Theoretical study of the structural and energetic properties of platinum clusters with up to 60 atoms

Abstract

Applying a theoretical approach that combines an efficient and fast global optimization based on genetic algorithms (GA) to search in structure space and the parameterized density-functional tight-binding (DFTB) method for the calculation of the energy for a given structure, the structures of neutral and isolated Ptn clusters are determined with size n from 4 up to 60 atoms. For the analysis of the structural, energetic, and electronic properties of Ptn as a function of n, a series of descriptors are employed, including a stability function, the HOMO-LUMO energy gap, and atomic radial distances of the atoms, as well as a similarity function.
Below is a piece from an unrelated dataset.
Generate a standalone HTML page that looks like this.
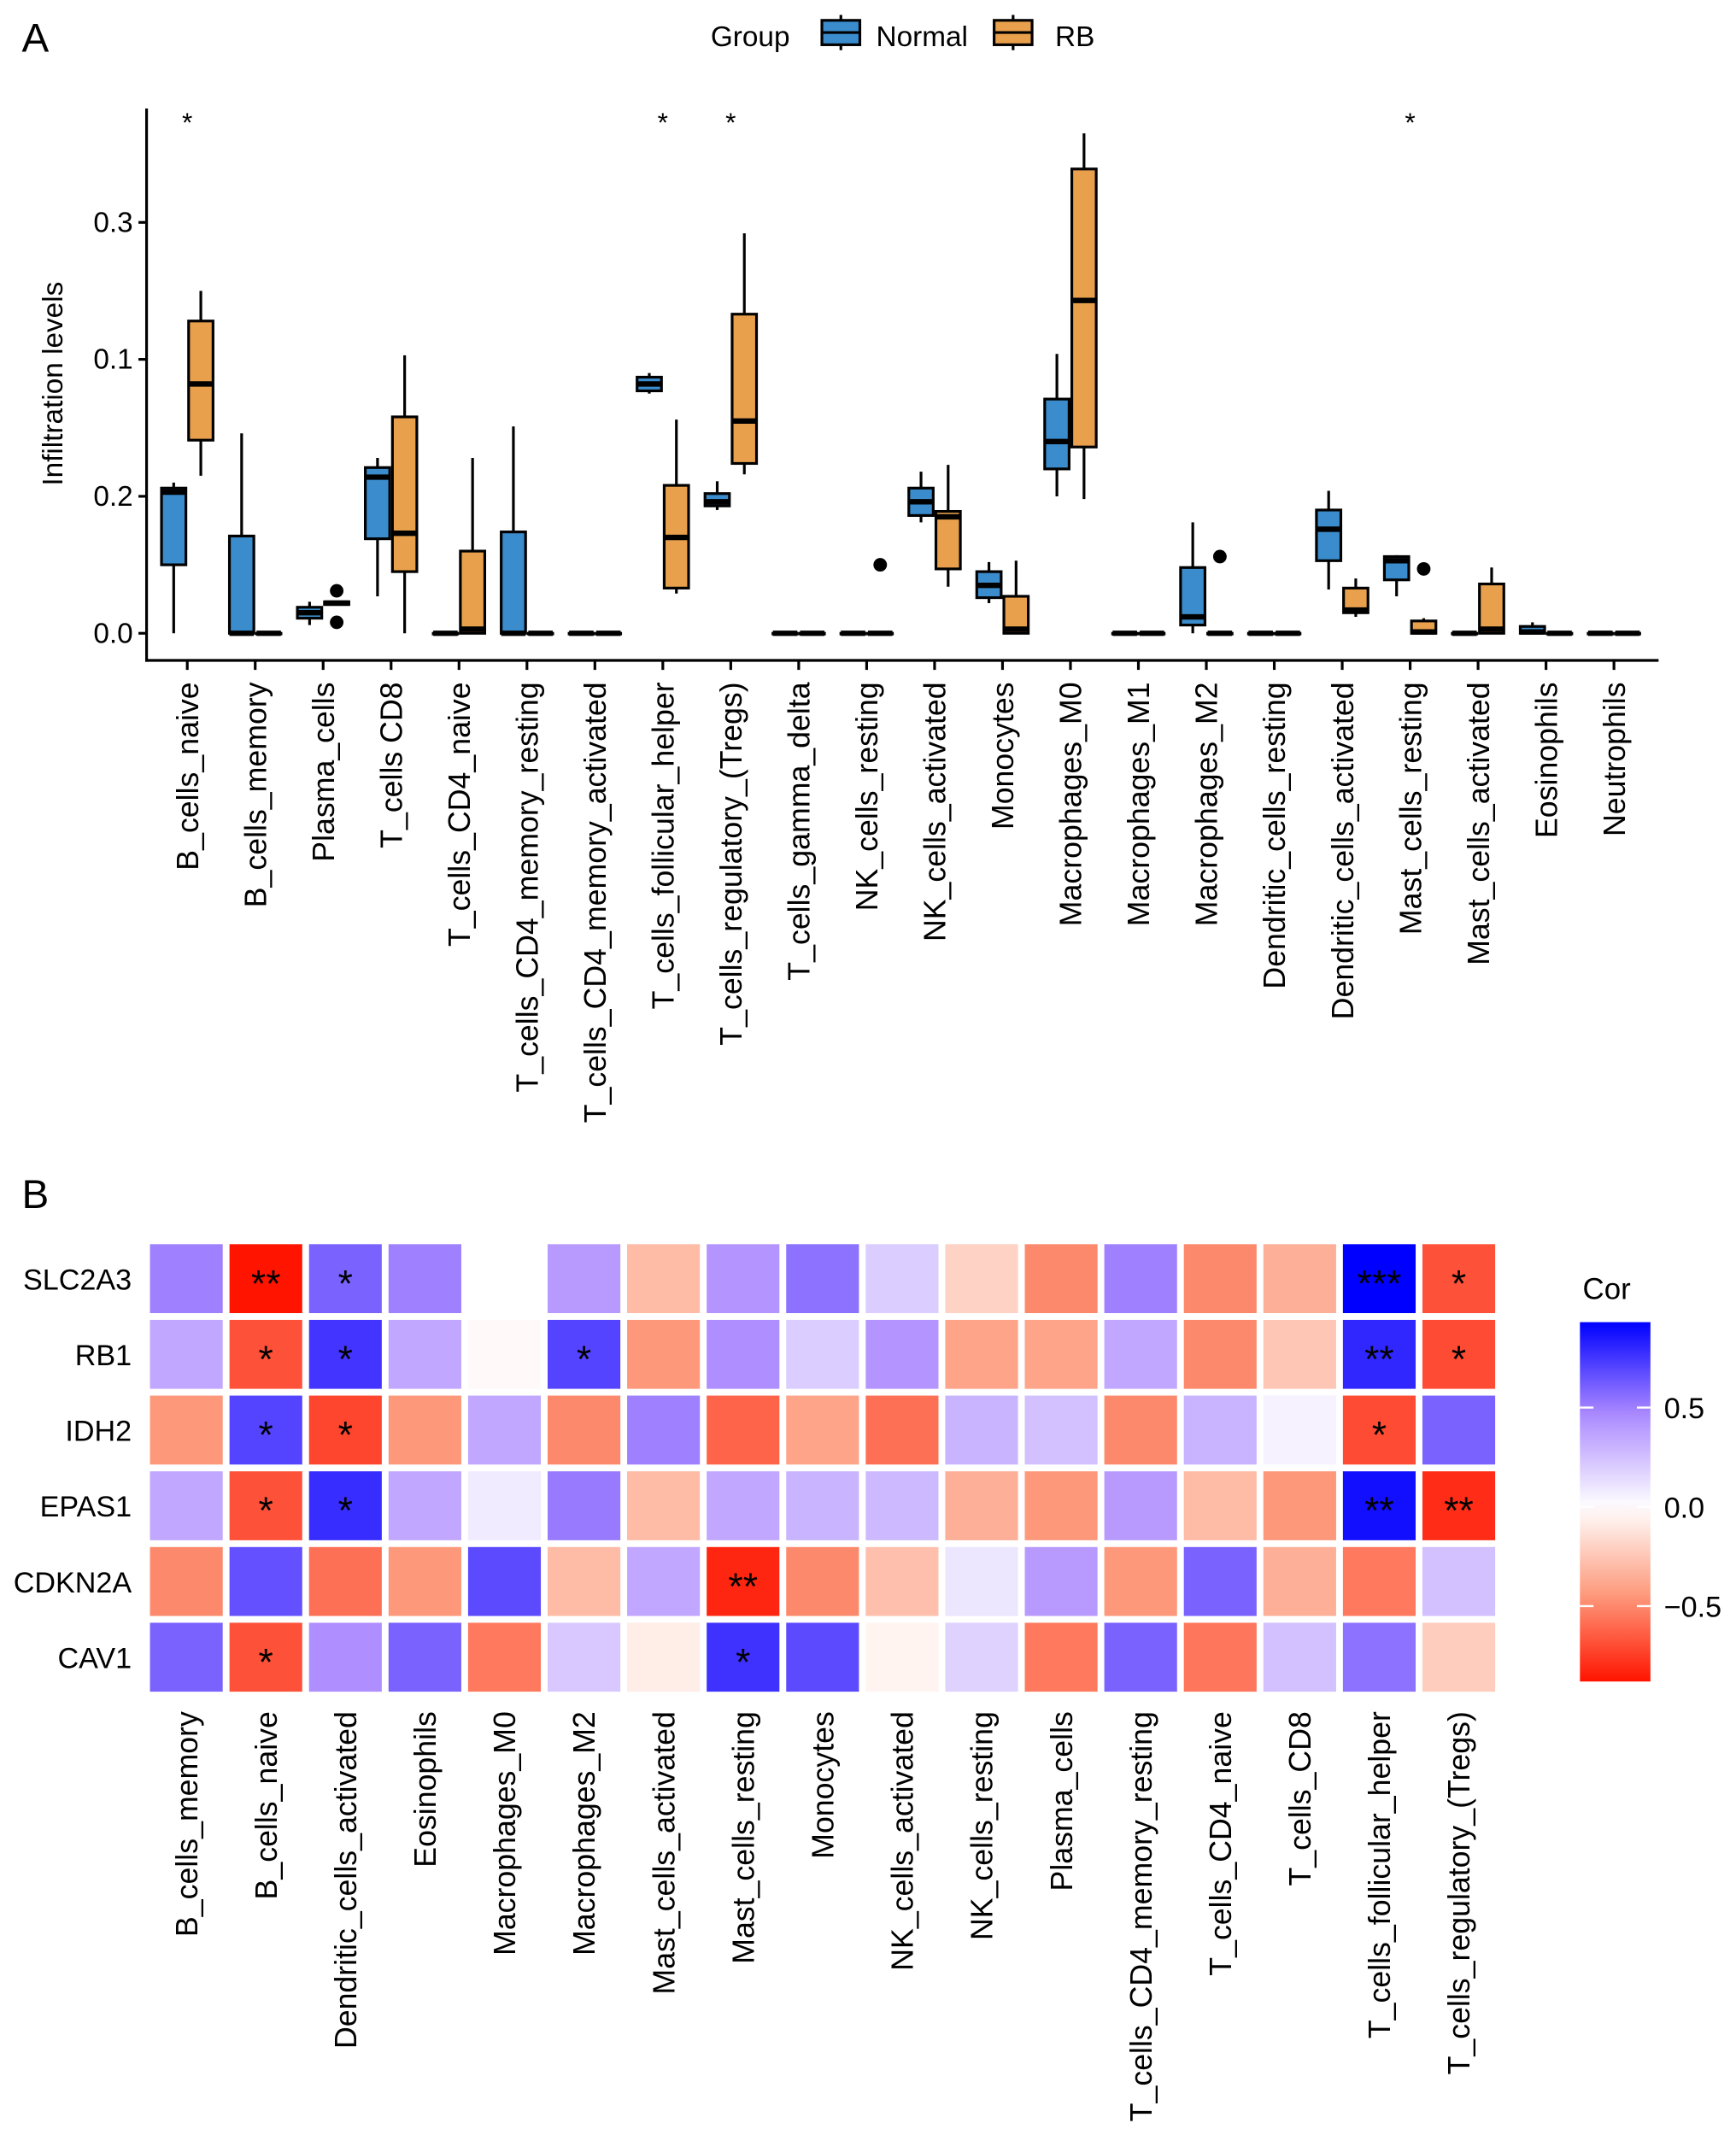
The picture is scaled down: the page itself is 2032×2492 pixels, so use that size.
<!DOCTYPE html>
<html><head><meta charset="utf-8"><style>
html,body{margin:0;padding:0;background:#fff;}
svg{display:block;font-family:"Liberation Sans",sans-serif;}
</style></head><body>
<svg id="fig" width="2032" height="2492" viewBox="0 0 1280 1570">
<text x="16" y="38" font-size="30">A</text>
<g>
<text x="524" y="34" font-size="21">Group</text>
<g>
<line x1="620" y1="11" x2="620" y2="37" stroke="#000" stroke-width="2"/>
<rect x="606" y="15" width="28" height="18" fill="#3a8ccc" stroke="#000" stroke-width="2"/>
<line x1="606" y1="24" x2="634" y2="24" stroke="#000" stroke-width="2"/>
<text x="646" y="34" font-size="21">Normal</text></g>
<g>
<line x1="747" y1="11" x2="747" y2="37" stroke="#000" stroke-width="2"/>
<rect x="733" y="15" width="28" height="18" fill="#e8a04c" stroke="#000" stroke-width="2"/>
<line x1="733" y1="24" x2="761" y2="24" stroke="#000" stroke-width="2"/>
<text x="778" y="34" font-size="21">RB</text></g>
</g>
<g id="boxplot"></g>
<text x="16" y="891" font-size="30">B</text>
<g id="heat"></g>
</svg>
<script>
// ---------- Panel A data ----------
const categories = ["B_cells_naive","B_cells_memory","Plasma_cells","T_cells CD8","T_cells_CD4_naive","T_cells_CD4_memory_resting","T_cells_CD4_memory_activated","T_cells_follicular_helper","T_cells_regulatory_(Tregs)","T_cells_gamma_delta","NK_cells_resting","NK_cells_activated","Monocytes","Macrophages_M0","Macrophages_M1","Macrophages_M2","Dendritic_cells_resting","Dendritic_cells_activated","Mast_cells_resting","Mast_cells_activated","Eosinophils","Neutrophils"];
const yTickLabels = ["0.0","0.2","0.1","0.3"];
// [lo, q1, med, q3, hi] in axis units
const normalStats = [
[0,0.5,1.03,1.06,1.1],[0,0,0,0.71,1.46],[0.06,0.11,0.15,0.19,0.23],[0.27,0.69,1.14,1.21,1.28],[0,0,0,0,0],[0,0,0,0.74,1.51],[0,0,0,0,0],[1.75,1.77,1.82,1.87,1.9],[0.9,0.93,0.96,1.02,1.11],[0,0,0,0,0],[0,0,0,0,0],[0.81,0.86,0.96,1.06,1.18],[0.22,0.26,0.35,0.45,0.52],[1.0,1.2,1.4,1.71,2.04],[0,0,0,0,0],[0,0.06,0.12,0.48,0.81],[0,0,0,0,0],[0.32,0.53,0.76,0.9,1.04],[0.27,0.39,0.53,0.56,0.57],[0,0,0,0,0],[0,0,0.01,0.05,0.08],[0,0,0,0,0]];
const rbStats = [
[1.15,1.41,1.82,2.28,2.5],[0,0,0,0,0],[0.21,0.21,0.22,0.23,0.23],[0,0.45,0.73,1.58,2.03],[0,0,0.03,0.6,1.28],[0,0,0,0,0],[0,0,0,0,0],[0.29,0.33,0.7,1.08,1.56],[1.16,1.24,1.55,2.33,2.92],[0,0,0,0,0],[0,0,0,0,0],[0.34,0.47,0.85,0.89,1.23],[0,0,0.03,0.27,0.53],[0.98,1.36,2.43,3.39,3.65],[0,0,0,0,0],[0,0,0,0,0],[0,0,0,0,0],[0.12,0.15,0.17,0.33,0.4],[0,0,0.01,0.09,0.11],[0,0,0.03,0.36,0.48],[0,0,0,0,0],[0,0,0,0,0]];
const normalOutliers = [[],[],[],[],[],[],[],[],[],[],[],[],[],[],[],[],[],[],[],[],[],[]];
const rbOutliers = [[],[],[0.31,0.08],[],[],[],[],[],[],[],[0.5],[],[],[],[],[0.56],[],[],[0.47],[],[],[]];
const signif = ["*","","","","","","","*","*","","","","","","","","","","*","","",""];

const NS="http://www.w3.org/2000/svg";
function mk(parent,tag,attrs,text){const e=document.createElementNS(NS,tag);for(const k in attrs)e.setAttribute(k,attrs[k]);if(text!==undefined)e.textContent=text;parent.appendChild(e);return e;}
const A=document.getElementById('boxplot');
const yA=v=>467-101*v;
const xA=i=>138+i*50.1;
const ax=mk(A,'line',{x1:108,y1:80,x2:108,y2:488,stroke:'#000','stroke-width':2});


const axx=mk(A,'line',{x1:107,y1:487,x2:1223,y2:487,stroke:'#000','stroke-width':2});


yTickLabels.forEach((t,i)=>{
  const y=yA(i);
  mk(A,'line',{x1:102,y1:y,x2:108,y2:y,stroke:'#000','stroke-width':2});
  const tl=mk(A,'text',{x:98,y:y+7,'font-size':21,'text-anchor':'end'},t);
  
  
});
const yt=mk(A,'text',{x:46,y:283,'font-size':21,'text-anchor':'middle',transform:'rotate(-90 46 283)'},'Infiltration levels');


function drawBox(g,cx,s,fill,outs){
  mk(g,'line',{x1:cx,y1:yA(s[0]),x2:cx,y2:yA(s[4]),stroke:'#000','stroke-width':2});
  const h=Math.max(yA(s[1])-yA(s[3]),0.5);
  mk(g,'rect',{x:cx-9,y:yA(s[3]),width:18,height:h,fill:fill,stroke:'#000','stroke-width':2});
  mk(g,'line',{x1:cx-9,y1:yA(s[2]),x2:cx+9,y2:yA(s[2]),stroke:'#000','stroke-width':4});
  outs.forEach(o=>mk(g,'circle',{cx:cx,cy:yA(o),r:5,fill:'#000'}));
}
categories.forEach((c,i)=>{
  const cx=xA(i);
  mk(A,'line',{x1:cx,y1:487,x2:cx,y2:494,stroke:'#000','stroke-width':2});
  const gn=mk(A,'g',{});
  
  
  drawBox(gn,cx-10,normalStats[i],'#3a8ccc',normalOutliers[i]);
  const gr=mk(A,'g',{});
  
  
  drawBox(gr,cx+10,rbStats[i],'#e8a04c',rbOutliers[i]);
  if(signif[i]){const st=mk(A,'text',{x:cx,y:97,'font-size':20,'text-anchor':'middle'},signif[i]);
    
    }
  const lb=mk(A,'text',{x:cx+8,y:503,'font-size':22.5,'text-anchor':'end',transform:`rotate(-90 ${cx+8} 503)`},c);
  
  
});

// ---------- Panel B data ----------
const genes = ["SLC2A3","RB1","IDH2","EPAS1","CDKN2A","CAV1"];
const cells = ["B_cells_memory","B_cells_naive","Dendritic_cells_activated","Eosinophils","Macrophages_M0","Macrophages_M2","Mast_cells_activated","Mast_cells_resting","Monocytes","NK_cells_activated","NK_cells_resting","Plasma_cells","T_cells_CD4_memory_resting","T_cells_CD4_naive","T_cells_CD8","T_cells_follicular_helper","T_cells_regulatory_(Tregs)"];
const corSLC2A3 = [0.5,-0.88,0.6,0.5,0,0.4,-0.3,0.42,0.55,0.2,-0.2,-0.5,0.5,-0.5,-0.35,0.93,-0.68];
const corRB1 = [0.35,-0.68,0.75,0.35,-0.02,0.7,-0.45,0.45,0.2,0.42,-0.4,-0.4,0.35,-0.5,-0.25,0.8,-0.7];
const corIDH2 = [-0.45,0.7,-0.72,-0.45,0.35,-0.5,0.5,-0.62,-0.4,-0.58,0.3,0.25,-0.5,0.3,0.05,-0.7,0.6];
const corEPAS1 = [0.35,-0.68,0.78,0.35,0.08,0.52,-0.3,0.35,0.3,0.28,-0.35,-0.45,0.4,-0.3,-0.45,0.88,-0.8];
const corCDKN2A = [-0.5,0.66,-0.58,-0.45,0.68,-0.3,0.35,-0.82,-0.5,-0.28,0.1,0.4,-0.45,0.6,-0.35,-0.55,0.25];
const corCAV1 = [0.6,-0.68,0.45,0.6,-0.55,0.22,-0.08,0.76,0.68,-0.05,0.18,-0.55,0.6,-0.56,0.25,0.55,-0.22];
const starsSLC2A3 = ["","**","*","","","","","","","","","","","","","***","*"];
const starsRB1 = ["","*","*","","","*","","","","","","","","","","**","*"];
const starsIDH2 = ["","*","*","","","","","","","","","","","","","*",""];
const starsEPAS1 = ["","*","*","","","","","","","","","","","","","**","**"];
const starsCDKN2A = ["","","","","","","","**","","","","","","","","",""];
const starsCAV1 = ["","*","","","","","","*","","","","","","","","",""];
const corRows=[corSLC2A3,corRB1,corIDH2,corEPAS1,corCDKN2A,corCAV1];
const starRows=[starsSLC2A3,starsRB1,starsIDH2,starsEPAS1,starsCDKN2A,starsCAV1];
const cbTicks=[0.5,0,-0.5];
const cbLabels=["0.5","0.0","\u22120.5"];

function lerp(a,b,t){return a.map((v,i)=>Math.round(v+(b[i]-v)*t));}
function colorFor(v){
  const W=[255,255,255];
  if(v>=0){const M=[172,138,255],B=[0,0,255];const t=Math.min(v/0.93,1);
    const c=t<0.5?lerp(W,M,t/0.5):lerp(M,B,(t-0.5)/0.5);return `rgb(${c})`;}
  const M=[253,155,125],R=[255,20,0];const t=Math.min(-v/0.88,1);
  const c=t<0.5?lerp(W,M,t/0.5):lerp(M,R,(t-0.5)/0.5);return `rgb(${c})`;
}
const H=document.getElementById('heat');
const x0=108,cw=(1105-108)/17,y0=915,rh=(1250-915)/6,gap=5;
genes.forEach((g,r)=>{
  const gl=mk(H,'text',{x:97,y:y0+r*rh+rh/2+8,'font-size':21.5,'text-anchor':'end'},g);
  
  
  cells.forEach((c,j)=>{
    const rc=mk(H,'rect',{x:x0+j*cw+gap/2,y:y0+r*rh+gap/2,width:cw-gap,height:rh-gap,fill:colorFor(corRows[r][j])});
    
    
    const s=starRows[r][j];
    if(s){const st=mk(H,'text',{x:x0+j*cw+cw/2,y:y0+r*rh+rh/2+13,'font-size':28,'text-anchor':'middle'},s);
      
      }
  });
});
cells.forEach((c,j)=>{
  const cx=x0+j*cw+cw/2+8;
  const lb=mk(H,'text',{x:cx,y:1262,'font-size':22.5,'text-anchor':'end',transform:`rotate(-90 ${cx} 1262)`},c);
  
  
});
const defs=mk(H,'defs',{});
const lg=mk(defs,'linearGradient',{id:'cbg',x1:0,y1:0,x2:0,y2:1});
const cbTop=975,cbBot=1240,vTop=0.93,vBot=-0.88;
for(let k=0;k<=20;k++){const v=vTop+(vBot-vTop)*k/20;mk(lg,'stop',{offset:k/20,'stop-color':colorFor(v)});}
const cb=mk(H,'rect',{x:1165,y:cbTop,width:52,height:cbBot-cbTop,fill:'url(#cbg)'});


const yC=v=>cbTop+(vTop-v)/(vTop-vBot)*(cbBot-cbTop);
cbTicks.forEach((v,i)=>{
  const y=yC(v);
  mk(H,'line',{x1:1165,y1:y,x2:1175,y2:y,stroke:'#fff','stroke-width':1.5});
  mk(H,'line',{x1:1207,y1:y,x2:1217,y2:y,stroke:'#fff','stroke-width':1.5});
  const t=mk(H,'text',{x:1227,y:y+8,'font-size':21.5},cbLabels[i]);
  
  
});
const ct=mk(H,'text',{x:1167,y:958,'font-size':22},'Cor');


</script>
</body></html>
The results demonstrate that the structural motifs change from planar to shell-like structures with low-symmetry. In addition, the growth patterns of Ptn clusters also are analyzed using these descriptors, suggesting that meta-stable isomers also play a role in the growth process. Studying the impact of zero-point vibration and of temperature on the energetic properties of the different isomers, we found only very small effects, implying that properties found for T = 0 are relevant also at elevated temperatures. On the other hand, even though Pt is the neighbor to Au in the periodic table, the properties of Ptn clusters differ markedly from those of Aun clusters, and it can therefore be expected that the properties of AuPt nanoalloys will not resemble those of the pure clusters.